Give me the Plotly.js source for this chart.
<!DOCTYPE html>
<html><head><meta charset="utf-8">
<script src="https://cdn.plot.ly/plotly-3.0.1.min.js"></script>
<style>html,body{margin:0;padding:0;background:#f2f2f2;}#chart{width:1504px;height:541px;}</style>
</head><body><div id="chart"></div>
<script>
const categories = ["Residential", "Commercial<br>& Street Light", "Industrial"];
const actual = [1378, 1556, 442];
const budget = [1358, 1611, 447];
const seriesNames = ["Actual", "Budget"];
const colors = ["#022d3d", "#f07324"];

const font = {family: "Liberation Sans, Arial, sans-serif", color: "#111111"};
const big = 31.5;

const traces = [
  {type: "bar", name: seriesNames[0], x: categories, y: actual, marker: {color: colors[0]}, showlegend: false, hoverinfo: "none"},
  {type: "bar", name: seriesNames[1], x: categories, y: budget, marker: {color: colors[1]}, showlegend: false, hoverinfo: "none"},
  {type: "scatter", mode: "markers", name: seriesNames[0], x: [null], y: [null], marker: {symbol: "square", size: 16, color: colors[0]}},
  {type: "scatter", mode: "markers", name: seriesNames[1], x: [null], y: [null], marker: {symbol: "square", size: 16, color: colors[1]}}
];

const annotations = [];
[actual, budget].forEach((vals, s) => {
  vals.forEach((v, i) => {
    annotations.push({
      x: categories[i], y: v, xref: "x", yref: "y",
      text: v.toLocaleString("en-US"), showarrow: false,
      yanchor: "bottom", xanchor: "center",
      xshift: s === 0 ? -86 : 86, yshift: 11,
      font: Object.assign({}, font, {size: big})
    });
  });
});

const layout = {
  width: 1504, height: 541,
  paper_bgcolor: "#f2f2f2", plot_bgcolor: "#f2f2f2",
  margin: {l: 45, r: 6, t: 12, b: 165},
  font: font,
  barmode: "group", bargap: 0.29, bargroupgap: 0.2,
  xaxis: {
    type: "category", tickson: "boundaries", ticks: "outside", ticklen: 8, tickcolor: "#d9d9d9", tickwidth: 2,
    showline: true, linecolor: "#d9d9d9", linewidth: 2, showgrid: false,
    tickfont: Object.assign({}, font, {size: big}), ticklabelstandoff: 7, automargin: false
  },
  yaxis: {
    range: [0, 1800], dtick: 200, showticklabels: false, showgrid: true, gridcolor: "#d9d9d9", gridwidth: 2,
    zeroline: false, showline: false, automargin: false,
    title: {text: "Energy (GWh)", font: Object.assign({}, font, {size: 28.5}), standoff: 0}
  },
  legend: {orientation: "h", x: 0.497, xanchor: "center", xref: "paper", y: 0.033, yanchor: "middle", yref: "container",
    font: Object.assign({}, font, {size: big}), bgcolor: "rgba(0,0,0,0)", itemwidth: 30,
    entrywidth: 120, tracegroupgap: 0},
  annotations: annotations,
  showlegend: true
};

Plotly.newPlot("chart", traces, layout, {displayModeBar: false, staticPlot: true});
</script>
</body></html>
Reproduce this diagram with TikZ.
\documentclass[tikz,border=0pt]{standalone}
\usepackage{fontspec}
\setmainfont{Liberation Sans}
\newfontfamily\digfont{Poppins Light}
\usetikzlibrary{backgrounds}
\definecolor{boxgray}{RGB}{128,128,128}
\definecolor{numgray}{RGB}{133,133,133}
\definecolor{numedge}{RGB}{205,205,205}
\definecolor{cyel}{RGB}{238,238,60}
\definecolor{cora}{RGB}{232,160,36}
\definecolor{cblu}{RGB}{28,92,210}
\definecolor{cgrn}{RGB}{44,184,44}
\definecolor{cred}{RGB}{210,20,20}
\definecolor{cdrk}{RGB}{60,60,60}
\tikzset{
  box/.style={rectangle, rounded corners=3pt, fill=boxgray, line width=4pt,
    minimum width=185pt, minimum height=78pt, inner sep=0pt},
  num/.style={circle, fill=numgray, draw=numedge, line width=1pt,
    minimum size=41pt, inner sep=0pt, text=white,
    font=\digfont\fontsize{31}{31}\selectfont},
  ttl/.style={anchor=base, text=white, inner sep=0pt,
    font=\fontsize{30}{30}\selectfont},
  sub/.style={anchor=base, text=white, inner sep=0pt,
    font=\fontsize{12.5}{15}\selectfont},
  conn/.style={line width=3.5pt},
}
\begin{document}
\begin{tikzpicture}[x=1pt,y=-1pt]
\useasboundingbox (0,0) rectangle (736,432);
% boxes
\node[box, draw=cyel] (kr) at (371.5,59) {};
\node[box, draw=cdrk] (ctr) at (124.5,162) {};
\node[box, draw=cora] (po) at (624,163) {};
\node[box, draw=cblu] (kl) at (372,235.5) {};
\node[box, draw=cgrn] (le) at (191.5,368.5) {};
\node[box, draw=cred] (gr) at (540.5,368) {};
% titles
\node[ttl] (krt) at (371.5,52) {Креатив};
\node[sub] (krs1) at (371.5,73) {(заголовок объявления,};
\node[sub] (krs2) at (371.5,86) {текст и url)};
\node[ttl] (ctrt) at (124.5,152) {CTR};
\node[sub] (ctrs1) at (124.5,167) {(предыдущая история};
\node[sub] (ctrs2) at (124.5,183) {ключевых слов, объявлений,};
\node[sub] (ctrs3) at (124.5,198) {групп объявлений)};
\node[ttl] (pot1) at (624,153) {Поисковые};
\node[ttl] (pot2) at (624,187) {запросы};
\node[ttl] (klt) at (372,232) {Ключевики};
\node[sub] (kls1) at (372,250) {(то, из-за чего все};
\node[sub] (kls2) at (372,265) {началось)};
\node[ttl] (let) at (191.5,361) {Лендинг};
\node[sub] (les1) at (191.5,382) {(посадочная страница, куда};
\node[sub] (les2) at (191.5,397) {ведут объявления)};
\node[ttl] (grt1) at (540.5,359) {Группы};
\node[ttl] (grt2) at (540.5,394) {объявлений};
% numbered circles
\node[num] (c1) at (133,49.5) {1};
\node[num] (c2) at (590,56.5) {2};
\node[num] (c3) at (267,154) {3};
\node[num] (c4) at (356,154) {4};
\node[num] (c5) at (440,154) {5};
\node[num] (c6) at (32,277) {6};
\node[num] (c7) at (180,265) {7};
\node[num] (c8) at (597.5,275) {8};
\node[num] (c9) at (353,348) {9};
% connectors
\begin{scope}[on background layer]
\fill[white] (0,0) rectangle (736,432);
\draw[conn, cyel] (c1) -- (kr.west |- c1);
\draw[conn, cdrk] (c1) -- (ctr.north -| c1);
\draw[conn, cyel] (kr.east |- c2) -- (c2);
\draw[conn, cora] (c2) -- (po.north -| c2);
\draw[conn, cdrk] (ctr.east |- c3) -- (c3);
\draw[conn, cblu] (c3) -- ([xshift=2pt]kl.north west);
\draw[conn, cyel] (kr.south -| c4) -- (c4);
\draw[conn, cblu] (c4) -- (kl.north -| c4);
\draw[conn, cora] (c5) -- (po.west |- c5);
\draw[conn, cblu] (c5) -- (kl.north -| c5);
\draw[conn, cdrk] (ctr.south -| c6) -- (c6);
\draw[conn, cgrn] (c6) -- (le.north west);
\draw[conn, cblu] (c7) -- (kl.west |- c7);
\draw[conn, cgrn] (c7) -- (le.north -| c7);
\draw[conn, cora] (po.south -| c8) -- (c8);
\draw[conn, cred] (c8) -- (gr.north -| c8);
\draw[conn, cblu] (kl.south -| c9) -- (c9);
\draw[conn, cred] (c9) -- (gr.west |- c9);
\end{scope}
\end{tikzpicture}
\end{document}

++++++++++

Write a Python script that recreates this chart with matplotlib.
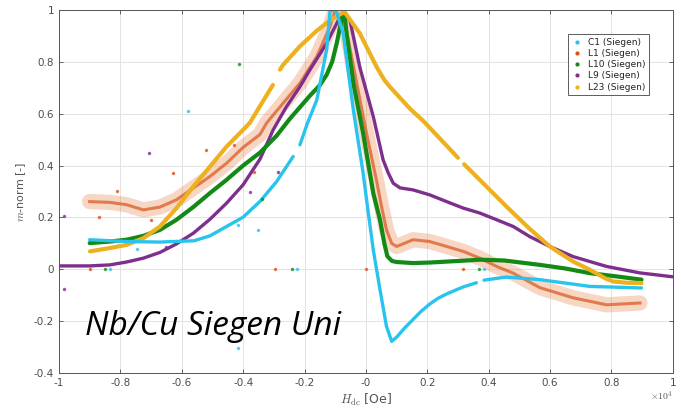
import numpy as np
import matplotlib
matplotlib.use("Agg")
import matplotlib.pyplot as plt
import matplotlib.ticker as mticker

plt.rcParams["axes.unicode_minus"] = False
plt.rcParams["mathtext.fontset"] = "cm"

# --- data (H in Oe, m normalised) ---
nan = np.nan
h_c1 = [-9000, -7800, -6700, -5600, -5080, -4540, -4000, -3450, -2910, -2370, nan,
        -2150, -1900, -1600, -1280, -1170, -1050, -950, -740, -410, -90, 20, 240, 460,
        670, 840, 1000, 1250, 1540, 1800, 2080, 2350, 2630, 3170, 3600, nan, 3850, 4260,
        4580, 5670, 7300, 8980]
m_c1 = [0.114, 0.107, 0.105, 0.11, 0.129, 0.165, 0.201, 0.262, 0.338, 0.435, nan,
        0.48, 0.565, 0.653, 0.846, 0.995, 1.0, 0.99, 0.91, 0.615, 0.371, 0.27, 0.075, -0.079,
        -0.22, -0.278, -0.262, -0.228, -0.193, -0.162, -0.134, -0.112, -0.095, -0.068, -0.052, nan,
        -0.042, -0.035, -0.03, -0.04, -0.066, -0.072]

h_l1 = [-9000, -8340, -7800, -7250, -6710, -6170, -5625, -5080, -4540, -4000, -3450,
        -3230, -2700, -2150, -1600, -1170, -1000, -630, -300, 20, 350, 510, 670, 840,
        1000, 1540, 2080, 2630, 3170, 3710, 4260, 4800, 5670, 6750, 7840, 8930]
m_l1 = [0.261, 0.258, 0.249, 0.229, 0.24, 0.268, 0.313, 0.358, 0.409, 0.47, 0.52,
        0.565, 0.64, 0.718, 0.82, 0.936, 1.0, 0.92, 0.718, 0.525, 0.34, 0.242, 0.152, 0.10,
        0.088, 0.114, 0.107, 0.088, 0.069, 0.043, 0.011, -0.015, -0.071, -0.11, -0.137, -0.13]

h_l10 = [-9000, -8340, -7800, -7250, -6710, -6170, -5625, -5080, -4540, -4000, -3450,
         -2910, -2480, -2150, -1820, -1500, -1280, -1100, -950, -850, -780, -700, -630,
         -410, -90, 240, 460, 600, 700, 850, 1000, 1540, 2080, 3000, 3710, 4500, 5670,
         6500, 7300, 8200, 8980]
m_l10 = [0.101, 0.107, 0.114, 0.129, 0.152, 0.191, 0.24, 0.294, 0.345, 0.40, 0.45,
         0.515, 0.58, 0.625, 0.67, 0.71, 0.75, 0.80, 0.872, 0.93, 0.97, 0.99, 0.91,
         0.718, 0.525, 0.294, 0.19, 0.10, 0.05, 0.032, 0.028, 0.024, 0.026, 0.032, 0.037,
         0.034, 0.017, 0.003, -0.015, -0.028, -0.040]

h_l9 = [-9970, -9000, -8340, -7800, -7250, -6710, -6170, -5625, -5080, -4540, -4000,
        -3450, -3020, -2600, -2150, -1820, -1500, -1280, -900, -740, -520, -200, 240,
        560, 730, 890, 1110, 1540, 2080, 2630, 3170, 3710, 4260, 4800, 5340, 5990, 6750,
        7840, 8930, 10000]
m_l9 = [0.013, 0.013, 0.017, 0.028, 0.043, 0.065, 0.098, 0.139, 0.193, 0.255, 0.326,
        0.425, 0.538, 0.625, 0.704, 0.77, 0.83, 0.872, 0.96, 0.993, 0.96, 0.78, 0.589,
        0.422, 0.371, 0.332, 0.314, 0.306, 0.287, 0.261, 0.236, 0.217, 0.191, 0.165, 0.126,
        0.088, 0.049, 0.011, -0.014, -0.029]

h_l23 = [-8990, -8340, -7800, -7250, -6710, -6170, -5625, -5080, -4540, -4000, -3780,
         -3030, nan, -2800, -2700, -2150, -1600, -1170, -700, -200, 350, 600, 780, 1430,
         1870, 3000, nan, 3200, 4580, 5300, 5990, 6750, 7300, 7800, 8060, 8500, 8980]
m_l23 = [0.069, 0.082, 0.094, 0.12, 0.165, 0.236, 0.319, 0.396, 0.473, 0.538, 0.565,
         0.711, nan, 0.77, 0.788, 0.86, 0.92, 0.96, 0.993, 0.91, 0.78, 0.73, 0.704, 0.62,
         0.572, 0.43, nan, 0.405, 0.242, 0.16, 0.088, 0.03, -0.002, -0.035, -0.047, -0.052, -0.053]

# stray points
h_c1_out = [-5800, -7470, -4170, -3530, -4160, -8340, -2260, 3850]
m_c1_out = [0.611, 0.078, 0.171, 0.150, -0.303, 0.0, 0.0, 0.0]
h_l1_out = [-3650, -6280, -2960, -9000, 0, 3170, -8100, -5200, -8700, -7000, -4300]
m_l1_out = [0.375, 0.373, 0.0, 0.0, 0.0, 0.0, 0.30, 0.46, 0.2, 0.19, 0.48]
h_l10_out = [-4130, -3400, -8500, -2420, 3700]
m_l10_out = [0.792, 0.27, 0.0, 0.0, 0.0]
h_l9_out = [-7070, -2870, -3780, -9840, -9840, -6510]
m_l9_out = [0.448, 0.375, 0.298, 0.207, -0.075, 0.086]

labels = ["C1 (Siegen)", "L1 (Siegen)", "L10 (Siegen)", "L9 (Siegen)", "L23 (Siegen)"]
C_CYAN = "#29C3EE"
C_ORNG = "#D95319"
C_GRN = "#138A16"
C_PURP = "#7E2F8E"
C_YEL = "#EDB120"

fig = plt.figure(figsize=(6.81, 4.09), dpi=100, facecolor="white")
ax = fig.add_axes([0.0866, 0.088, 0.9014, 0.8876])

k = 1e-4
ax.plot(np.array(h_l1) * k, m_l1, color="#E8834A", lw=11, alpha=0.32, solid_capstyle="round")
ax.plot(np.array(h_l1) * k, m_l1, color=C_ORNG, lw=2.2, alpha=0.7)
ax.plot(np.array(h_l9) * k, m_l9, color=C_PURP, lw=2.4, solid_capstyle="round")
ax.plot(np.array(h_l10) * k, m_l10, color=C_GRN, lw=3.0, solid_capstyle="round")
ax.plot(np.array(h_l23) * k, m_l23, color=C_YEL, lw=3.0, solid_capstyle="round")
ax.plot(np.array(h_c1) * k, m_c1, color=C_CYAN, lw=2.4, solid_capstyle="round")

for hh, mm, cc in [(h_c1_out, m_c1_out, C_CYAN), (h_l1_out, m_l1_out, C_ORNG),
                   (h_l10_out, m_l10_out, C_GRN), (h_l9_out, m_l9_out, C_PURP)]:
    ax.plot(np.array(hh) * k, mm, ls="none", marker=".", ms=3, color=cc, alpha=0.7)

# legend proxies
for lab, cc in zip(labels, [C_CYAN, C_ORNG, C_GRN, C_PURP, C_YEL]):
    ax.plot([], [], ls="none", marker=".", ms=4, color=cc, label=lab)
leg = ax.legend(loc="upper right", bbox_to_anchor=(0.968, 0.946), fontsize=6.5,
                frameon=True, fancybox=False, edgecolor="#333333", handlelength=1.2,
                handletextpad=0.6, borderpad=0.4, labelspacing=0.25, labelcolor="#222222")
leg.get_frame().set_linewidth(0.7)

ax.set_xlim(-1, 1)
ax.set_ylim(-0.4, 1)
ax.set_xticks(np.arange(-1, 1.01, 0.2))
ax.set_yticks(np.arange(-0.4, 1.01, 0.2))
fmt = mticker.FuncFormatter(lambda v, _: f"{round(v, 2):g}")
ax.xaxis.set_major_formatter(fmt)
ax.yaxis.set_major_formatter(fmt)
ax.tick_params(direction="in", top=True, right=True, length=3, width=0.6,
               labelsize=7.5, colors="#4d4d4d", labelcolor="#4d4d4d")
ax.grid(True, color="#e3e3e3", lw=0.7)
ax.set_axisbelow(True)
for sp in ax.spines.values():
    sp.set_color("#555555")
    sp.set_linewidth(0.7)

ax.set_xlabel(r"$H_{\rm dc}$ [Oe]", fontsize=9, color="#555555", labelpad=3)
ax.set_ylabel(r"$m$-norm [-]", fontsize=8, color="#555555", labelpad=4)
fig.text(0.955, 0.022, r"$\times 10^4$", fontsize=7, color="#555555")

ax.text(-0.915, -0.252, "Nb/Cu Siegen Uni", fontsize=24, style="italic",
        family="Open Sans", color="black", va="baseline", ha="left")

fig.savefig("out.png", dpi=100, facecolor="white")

++++++++++

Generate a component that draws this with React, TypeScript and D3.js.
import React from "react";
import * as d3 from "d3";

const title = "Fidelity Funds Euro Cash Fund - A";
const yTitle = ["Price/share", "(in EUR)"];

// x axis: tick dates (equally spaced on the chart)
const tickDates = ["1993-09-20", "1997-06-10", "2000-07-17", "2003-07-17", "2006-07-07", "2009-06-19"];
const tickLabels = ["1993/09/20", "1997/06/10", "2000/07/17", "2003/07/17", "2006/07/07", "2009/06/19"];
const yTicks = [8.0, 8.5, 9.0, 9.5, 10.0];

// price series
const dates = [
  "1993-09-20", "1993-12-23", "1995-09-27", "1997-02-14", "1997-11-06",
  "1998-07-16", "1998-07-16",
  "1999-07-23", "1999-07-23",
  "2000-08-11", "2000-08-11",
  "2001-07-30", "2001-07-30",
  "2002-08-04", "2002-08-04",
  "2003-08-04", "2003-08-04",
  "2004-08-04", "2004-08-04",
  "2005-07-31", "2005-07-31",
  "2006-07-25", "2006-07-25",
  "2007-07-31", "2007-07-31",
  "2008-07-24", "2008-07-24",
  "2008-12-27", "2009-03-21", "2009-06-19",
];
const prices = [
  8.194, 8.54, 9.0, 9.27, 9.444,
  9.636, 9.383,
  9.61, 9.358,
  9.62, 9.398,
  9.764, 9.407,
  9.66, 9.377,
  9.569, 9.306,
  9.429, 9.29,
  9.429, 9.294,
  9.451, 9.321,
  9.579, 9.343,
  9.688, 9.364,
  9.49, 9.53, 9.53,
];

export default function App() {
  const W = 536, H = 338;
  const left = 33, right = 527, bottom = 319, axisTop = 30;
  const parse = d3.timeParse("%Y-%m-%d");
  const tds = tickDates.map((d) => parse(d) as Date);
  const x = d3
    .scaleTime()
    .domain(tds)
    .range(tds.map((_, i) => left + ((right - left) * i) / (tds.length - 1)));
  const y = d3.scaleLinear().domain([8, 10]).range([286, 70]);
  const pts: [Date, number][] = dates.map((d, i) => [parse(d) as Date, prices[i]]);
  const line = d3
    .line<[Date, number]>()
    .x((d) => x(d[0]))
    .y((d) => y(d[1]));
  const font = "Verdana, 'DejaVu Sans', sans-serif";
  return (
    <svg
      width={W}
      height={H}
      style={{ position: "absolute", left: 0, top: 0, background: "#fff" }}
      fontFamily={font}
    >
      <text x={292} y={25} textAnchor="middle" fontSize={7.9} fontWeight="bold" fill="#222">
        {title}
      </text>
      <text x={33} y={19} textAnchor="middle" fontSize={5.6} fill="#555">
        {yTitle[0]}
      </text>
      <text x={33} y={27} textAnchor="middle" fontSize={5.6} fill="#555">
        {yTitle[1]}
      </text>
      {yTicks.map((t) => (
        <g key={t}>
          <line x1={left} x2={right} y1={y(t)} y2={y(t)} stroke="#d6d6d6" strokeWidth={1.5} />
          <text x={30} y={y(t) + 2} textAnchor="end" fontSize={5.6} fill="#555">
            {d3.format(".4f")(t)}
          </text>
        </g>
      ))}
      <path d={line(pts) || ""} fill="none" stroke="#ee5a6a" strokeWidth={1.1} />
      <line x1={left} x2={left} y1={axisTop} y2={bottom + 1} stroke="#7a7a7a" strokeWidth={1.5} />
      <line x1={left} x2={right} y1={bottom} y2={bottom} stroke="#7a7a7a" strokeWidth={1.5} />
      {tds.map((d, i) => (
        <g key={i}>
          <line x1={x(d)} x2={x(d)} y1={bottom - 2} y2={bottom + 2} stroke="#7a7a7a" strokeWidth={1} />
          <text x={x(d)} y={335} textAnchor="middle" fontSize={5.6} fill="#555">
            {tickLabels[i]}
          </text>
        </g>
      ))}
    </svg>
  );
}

++++++++++

» Problem to solve:
From the entries above, select each line containing the string "matplotlib".

» Correct result:
Write a Python script that recreates this chart with matplotlib.
import matplotlib
matplotlib.use("Agg")
import matplotlib.pyplot as plt
import matplotlib.ticker as mticker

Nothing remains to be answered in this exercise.